By 1964 the effects of urbanisation have finally weakened the dominance of Dingle, with big numbers especially in Dublin North and South, and the largely rural district of Nenagh still showing strongly in third place.
The next dataset I looked at was the 1864 Kennedy deaths. Name variants were more in evidence: O'Kennedy (1), Kenaday (1), Kenedy (42), Kenneday (2) and Kenneddy (3). The oldest male Kennedy death on view was a John Kennedy who died aged 98 and for females a Margaret Kennedy at 95.
The top ranked districts for deaths were Dublin South, Nenagh and Dublin North, followed by Belfast, Thurles and Cashel. So 3 of the top 6 districts were a contiguous arc of districts in Co. Tipperary, although Borrisokane, the other north Tipperary district, was some way down the list. This time Dingle was a little off the top in 13th place.
As a result, 1864 is now head and shoulders above all other years for BMD data in the project database with over 1000 Kennedy events!
Tipperary section
From Dublin I took the coach to Nenagh and checked in to a local hotel. I visited two small cemeteries in the town, one at the Franciscan friary (founded by the O'Kennedys) and one by the railway station, and photographed a small number of Kennedy gravestones. At the church there is a large tomb for a famous local man, the Very Reverend Canon William O'Kennedy (see photo on News page), who was born just outside the town and died at St Flannans College in Ennis, Co. Clare, of which he was President.
Plans to visit Silvermines and Killaloe were shelved in favour of two separate trips to Limerick city.

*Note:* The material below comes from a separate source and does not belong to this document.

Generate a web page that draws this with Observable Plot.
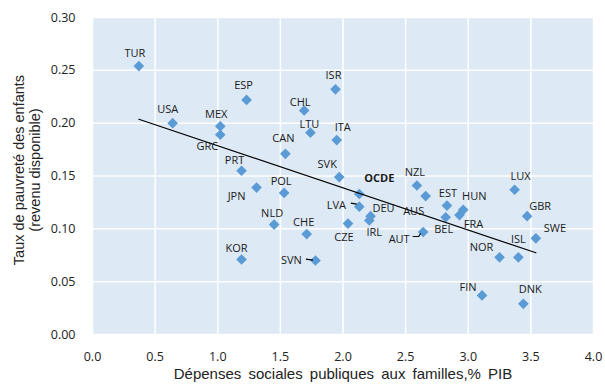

In the first I visited the old medieval cathedral of St Marys, founded in 1168 by Domhnall Mor O'Brien and its graveyard but no Kennedys were in evidence there (it became Church of Ireland during its long history so this was maybe no surprise).
On the second trip I walked south from the bus station to Mount St Laurence civil cemetery where I explored and photographed a number of Kennedy graves (18 in all).